OGDEN — Winding through national forest in the northern Wasatch Mountains, the stretch of Interstate 84 between Echo Reservoir and Ogden is beautiful — unless, like many travelers, your attention is instead drawn to the gruesome carcasses of roadkill that seem to litter the highway every few miles.
In a 2015 interview with the Standard-Examiner, one Utahn dubbed it "the highway paved with blood."
"I would always look in that I-84 corridor there and just see tons of roadkill all over the place," Timber Erickson, a senior at Weber State, told KSL. "I thought, why hasn't any thorough research been done in this area?"
So the 21-year-old geography major took it upon himself, dedicating his senior thesis to finding an ideal location along the northern Utah highway to install a wildlife crossing, similar to the overpass built in Parleys Canyon over I-80 in 2018. The $5 million project has been heralded as a success by the Utah Division of Wildlife Resources.
"If they did it in Parleys, they ought to do it here as well," Erickson said.
Erickson used roadkill data from the DWR to identify areas along I-84 where animals frequently crossed over the highway, overlaying it with habitat data for large migratory mammals, like deer, elk and moose — the worst animals to hit.
"I was able to dial in all their data to show where accidents were happening the most near crucial habitat areas that were possibly fragmented by the highway system," he said.
Erickson was able to narrow his search down to three potential locations: one outside the town of Morgan, a second near the interchange of I-84 and I-80 by Echo Canyon, and a third 2 miles southeast of Henefer.
"Henefer, near Leonards Canyon, had the most accidents in the area that were within a 3-kilometer distance of crucial habitat zones for deer, elk and moose," he said.
Erickson's project could be literally lifesaving, as animals on the highway are sometimes deadly.

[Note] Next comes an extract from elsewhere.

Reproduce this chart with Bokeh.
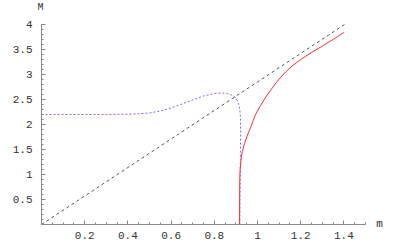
from bokeh.plotting import figure
from bokeh.models import Range1d, FixedTicker, CustomJSTickFormatter, Label, LinearAxis
from bokeh.embed import file_html
from bokeh.resources import INLINE

# diagonal reference line
diag_m = [0.0, 1.41]
diag_M = [0.0, 4.02]

# blue dotted branch
blue_m = [0.0, 0.1, 0.2, 0.3, 0.4, 0.45, 0.5, 0.55, 0.6, 0.65, 0.7, 0.75, 0.8, 0.83,
          0.86, 0.88, 0.895, 0.905, 0.913, 0.918, 0.921, 0.922, 0.921, 0.92, 0.919, 0.918]
blue_M = [2.2, 2.2, 2.2, 2.2, 2.205, 2.215, 2.23, 2.27, 2.33, 2.41, 2.49, 2.57, 2.62, 2.63,
          2.62, 2.59, 2.55, 2.49, 2.4, 2.3, 2.15, 1.85, 1.45, 1.0, 0.5, 0.0]

# red solid branch
red_m = [0.917, 0.9172, 0.9176, 0.918, 0.919, 0.921, 0.923, 0.926, 0.93, 0.935, 0.94,
         0.95, 0.96, 0.97, 0.98, 0.99, 1.01, 1.04, 1.07, 1.1, 1.13, 1.16, 1.2, 1.25,
         1.3, 1.35, 1.4]
red_M = [0.0, 0.5, 0.75, 0.9, 1.05, 1.17, 1.27, 1.37, 1.46, 1.55, 1.62,
         1.75, 1.86, 1.96, 2.08, 2.19, 2.35, 2.56, 2.74, 2.91, 3.05, 3.17, 3.3, 3.44,
         3.57, 3.70, 3.84]

x_ticks = [0.2, 0.4, 0.6, 0.8, 1.0, 1.2, 1.4]
y_ticks = [0.5, 1.0, 1.5, 2.0, 2.5, 3.0, 3.5, 4.0]
x_minor = [0.05 * i for i in range(1, 31)]
y_minor = [0.1 * i for i in range(1, 41)]

p = figure(output_backend="svg", toolbar_location=None,
           width=394, height=244, min_border=0,
           x_axis_type=None, y_axis_type=None,
           x_range=Range1d(-41 / 216, 353 / 216), y_range=Range1d(-0.4, 4.48))
p.outline_line_color = None
p.grid.visible = False
p.background_fill_color = "white"
p.border_fill_color = "white"

p.line(diag_m, diag_M, line_color="#555555", line_width=1, line_dash="3 3")
p.line(blue_m, blue_M, line_color="#7070ff", line_width=1, line_dash="2 2")
p.line(red_m, red_M, line_color="#ff3030", line_width=1)

fmt = CustomJSTickFormatter(code="return String(Math.round(tick*100)/100);")
xaxis = LinearAxis(fixed_location=0, bounds=(0, 1.5),
                   ticker=FixedTicker(ticks=x_ticks, minor_ticks=x_minor), formatter=fmt)
yaxis = LinearAxis(fixed_location=0, bounds=(0, 4),
                   ticker=FixedTicker(ticks=y_ticks, minor_ticks=y_minor), formatter=fmt)
for ax in (xaxis, yaxis):
    ax.axis_line_color = "#888888"
    ax.major_tick_line_color = "#888888"
    ax.minor_tick_line_color = "#888888"
    ax.major_tick_in = 4
    ax.major_tick_out = 0
    ax.minor_tick_in = 2
    ax.minor_tick_out = 0
    ax.major_label_text_font = "Liberation Mono"
    ax.major_label_text_font_size = "11px"
    ax.major_label_text_color = "#333333"
xaxis.major_label_standoff = 7
yaxis.major_label_standoff = 9
p.add_layout(xaxis, "below")
p.add_layout(yaxis, "left")

p.add_layout(Label(x=0, y=4, x_offset=-1, y_offset=17, text="M", text_align="center",
                   text_baseline="middle", text_font="Liberation Mono",
                   text_font_size="10px", text_color="#333333"))
p.add_layout(Label(x=1.5, y=0, x_offset=14, y_offset=1, text="m", text_align="center",
                   text_baseline="middle", text_font="Liberation Mono",
                   text_font_size="11px", text_color="#333333"))

open("out.html", "w").write(file_html(p, INLINE))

Between 1992 and 2005, there were 30,500 wildlife-vehicle collisions in Utah, 2,030 injuries and 18 human deaths, according to the Wildlands Network.
"If you are barreling down I-80 and an elk walks out in front of you, you've lost that fight," Gabby Saunders, campaign communication specialist with Wildlands Network, told KSL in March.
Not to mention the thousands of deer and moose killed by collisions, animals with populations already in decline, according to DWR reports.
Hitting an animal with your car is expensive, too. Reports from State Farm put the average claim for an "animal strike" at $4,341. Near the Henefer location, Erickson estimated there were 353 car collisions with deer, elk and moose over a three year period. That's over $1.5 million in insurance claims in that one small section of highway alone.
Erickson is looking to have his paper published in a peer reviewed journal, an impressive goal for an undergraduate student. Even more ambitious, however, are his hopes to one day see his wildlife overpass become a reality.
"That's kind of the toughest question out of all this research," he said. "It's going to take several million dollars of either publicly funded money, or it's going to take private funding as well."
On top of that, Erickson's project would need to through what he calls "the slow gears of government," navigating a number of bureaucracies including the Federal Highway Administration, the Federal Railroad Administration, and Summit County, who owns the land in question.
That doesn't mean he isn't determined, saying "I will keep with this as long as I need to."
"Even if this type of infrastructure didn't get implemented, at least it could be used as a resource for the state in future research and issues regarding wildlife migration."